Instructions for the task:
Look through the lines below and extract each one that contains "page".

Data:
────────────────
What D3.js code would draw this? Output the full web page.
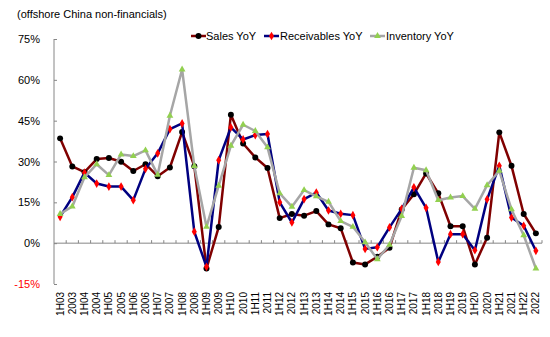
────────────────
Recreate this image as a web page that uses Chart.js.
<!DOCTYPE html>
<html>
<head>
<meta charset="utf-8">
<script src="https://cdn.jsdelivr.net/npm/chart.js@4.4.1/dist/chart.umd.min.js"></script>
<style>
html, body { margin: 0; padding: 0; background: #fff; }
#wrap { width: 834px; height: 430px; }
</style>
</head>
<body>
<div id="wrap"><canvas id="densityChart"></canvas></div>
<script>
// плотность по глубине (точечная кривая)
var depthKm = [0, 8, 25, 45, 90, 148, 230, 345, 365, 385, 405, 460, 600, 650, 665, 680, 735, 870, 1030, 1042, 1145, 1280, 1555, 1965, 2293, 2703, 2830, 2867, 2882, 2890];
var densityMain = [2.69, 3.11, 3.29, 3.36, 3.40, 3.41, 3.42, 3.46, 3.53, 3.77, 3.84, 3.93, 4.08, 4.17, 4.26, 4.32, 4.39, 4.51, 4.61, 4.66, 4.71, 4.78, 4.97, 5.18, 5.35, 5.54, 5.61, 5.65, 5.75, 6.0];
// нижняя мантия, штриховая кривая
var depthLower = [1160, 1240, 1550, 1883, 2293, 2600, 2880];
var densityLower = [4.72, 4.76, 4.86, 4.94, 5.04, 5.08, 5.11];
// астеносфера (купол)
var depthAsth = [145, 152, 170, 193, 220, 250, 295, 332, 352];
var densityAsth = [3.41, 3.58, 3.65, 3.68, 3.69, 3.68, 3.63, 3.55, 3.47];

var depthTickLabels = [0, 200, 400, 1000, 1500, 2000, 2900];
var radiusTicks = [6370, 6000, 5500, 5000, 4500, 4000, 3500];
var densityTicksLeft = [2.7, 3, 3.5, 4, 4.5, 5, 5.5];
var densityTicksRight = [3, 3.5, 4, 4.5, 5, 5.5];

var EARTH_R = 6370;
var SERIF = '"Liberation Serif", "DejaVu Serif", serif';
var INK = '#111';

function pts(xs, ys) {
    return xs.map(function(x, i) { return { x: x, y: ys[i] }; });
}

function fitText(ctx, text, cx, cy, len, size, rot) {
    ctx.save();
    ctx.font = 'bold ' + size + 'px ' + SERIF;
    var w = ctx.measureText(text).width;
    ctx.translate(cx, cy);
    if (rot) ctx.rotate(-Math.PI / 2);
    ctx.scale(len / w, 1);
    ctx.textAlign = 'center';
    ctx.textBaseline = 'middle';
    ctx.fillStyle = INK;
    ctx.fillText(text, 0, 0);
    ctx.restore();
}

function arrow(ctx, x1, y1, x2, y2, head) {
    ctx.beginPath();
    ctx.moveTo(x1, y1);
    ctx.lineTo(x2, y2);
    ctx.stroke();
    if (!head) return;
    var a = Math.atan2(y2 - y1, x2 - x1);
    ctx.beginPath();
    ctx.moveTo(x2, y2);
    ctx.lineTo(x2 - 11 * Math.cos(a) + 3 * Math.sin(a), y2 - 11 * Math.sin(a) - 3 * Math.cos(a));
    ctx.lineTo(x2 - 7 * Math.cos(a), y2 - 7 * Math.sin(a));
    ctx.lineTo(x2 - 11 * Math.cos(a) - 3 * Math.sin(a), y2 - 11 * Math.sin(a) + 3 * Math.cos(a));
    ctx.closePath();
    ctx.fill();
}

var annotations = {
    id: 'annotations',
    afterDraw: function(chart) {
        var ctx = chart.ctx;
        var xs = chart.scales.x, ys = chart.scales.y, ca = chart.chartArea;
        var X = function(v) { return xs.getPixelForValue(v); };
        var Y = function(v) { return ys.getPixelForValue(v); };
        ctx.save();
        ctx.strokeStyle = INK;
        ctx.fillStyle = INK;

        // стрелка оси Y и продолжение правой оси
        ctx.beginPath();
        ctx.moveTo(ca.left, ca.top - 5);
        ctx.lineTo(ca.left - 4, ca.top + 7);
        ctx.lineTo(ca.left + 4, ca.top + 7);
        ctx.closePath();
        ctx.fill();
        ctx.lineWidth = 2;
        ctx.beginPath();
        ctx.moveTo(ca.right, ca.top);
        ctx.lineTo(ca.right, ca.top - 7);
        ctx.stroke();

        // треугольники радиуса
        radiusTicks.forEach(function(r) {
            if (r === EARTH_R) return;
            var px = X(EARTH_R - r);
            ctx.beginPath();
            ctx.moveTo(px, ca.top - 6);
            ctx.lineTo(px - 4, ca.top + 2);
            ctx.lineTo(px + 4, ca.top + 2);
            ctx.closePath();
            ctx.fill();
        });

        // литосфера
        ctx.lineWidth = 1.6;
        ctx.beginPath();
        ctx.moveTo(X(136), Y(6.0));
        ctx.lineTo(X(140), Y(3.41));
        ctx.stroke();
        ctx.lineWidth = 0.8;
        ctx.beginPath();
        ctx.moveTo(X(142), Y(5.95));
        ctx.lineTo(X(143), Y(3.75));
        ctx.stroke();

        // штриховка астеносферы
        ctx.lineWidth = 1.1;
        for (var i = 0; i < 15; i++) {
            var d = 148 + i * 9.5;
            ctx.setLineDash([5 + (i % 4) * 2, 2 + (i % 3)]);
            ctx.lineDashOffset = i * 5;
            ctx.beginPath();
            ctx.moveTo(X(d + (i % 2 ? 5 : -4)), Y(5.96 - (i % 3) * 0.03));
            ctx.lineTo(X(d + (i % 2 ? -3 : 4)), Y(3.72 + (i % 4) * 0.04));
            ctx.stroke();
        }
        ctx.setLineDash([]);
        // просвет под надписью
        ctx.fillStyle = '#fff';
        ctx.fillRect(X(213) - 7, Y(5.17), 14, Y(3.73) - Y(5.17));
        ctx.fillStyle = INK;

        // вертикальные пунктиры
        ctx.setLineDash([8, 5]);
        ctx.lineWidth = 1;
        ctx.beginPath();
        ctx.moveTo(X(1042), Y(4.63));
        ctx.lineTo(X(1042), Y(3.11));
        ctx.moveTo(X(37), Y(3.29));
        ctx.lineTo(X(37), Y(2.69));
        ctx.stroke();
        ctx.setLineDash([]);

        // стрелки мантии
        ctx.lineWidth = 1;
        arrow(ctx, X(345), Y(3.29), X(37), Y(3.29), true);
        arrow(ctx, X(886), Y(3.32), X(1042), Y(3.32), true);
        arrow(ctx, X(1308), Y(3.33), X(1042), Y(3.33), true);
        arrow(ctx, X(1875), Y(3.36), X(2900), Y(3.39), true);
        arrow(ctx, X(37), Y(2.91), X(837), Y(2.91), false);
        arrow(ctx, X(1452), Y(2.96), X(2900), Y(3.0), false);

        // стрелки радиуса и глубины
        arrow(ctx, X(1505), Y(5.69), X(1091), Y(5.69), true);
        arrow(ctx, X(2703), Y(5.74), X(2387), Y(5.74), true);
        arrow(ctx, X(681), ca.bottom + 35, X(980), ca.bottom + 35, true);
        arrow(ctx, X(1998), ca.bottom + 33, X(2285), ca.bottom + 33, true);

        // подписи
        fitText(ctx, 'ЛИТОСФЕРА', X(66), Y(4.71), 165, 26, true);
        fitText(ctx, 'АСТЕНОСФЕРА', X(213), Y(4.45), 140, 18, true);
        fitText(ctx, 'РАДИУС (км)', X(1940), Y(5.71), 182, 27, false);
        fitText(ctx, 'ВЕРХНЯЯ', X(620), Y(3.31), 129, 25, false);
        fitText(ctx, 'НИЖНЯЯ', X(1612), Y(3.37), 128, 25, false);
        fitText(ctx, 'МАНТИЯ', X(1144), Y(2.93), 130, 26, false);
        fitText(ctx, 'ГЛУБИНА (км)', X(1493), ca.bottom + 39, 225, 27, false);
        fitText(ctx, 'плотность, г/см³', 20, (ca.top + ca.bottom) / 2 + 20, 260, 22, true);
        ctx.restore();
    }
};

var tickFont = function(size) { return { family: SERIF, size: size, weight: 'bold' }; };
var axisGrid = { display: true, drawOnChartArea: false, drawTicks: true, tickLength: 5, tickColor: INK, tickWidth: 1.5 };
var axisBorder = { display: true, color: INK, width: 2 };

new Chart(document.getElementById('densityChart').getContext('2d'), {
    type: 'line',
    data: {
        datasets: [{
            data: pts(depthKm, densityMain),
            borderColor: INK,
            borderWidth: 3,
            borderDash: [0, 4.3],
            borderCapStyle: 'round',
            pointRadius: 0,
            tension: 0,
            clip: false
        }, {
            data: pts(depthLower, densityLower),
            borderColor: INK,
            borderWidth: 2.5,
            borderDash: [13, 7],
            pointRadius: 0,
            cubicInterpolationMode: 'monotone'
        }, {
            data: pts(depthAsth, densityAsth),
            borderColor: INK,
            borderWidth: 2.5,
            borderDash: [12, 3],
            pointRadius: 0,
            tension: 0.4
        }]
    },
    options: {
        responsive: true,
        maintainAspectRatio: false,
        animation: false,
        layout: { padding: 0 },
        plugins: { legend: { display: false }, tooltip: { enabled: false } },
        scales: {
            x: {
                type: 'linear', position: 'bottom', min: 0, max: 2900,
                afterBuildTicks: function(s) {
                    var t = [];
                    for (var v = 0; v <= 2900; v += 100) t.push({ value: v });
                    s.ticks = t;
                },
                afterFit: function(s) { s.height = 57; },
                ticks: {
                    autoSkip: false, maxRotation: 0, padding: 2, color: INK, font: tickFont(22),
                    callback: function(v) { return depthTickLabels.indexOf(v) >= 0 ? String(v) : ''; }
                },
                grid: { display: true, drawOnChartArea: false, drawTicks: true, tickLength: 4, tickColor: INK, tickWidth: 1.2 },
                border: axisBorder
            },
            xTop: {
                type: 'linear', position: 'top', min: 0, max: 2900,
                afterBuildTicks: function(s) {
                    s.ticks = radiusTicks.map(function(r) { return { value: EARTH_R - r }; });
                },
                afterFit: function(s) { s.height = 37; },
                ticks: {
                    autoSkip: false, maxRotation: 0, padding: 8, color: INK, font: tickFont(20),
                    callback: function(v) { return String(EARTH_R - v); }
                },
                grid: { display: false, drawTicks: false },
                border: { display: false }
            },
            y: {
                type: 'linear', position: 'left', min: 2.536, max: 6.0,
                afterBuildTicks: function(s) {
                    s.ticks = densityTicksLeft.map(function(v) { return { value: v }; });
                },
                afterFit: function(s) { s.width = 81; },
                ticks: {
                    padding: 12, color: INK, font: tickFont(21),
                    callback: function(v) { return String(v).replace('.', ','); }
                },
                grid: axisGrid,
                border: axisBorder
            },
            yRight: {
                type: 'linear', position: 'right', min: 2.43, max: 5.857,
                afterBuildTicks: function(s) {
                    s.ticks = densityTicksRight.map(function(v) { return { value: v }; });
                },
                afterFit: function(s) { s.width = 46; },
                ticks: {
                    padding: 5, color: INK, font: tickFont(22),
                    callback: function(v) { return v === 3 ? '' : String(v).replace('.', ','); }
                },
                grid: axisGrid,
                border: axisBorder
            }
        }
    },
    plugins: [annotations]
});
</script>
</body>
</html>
────────────────
Written response:
What D3.js code would draw this? Output the full web page.
Recreate this image as a web page that uses Chart.js.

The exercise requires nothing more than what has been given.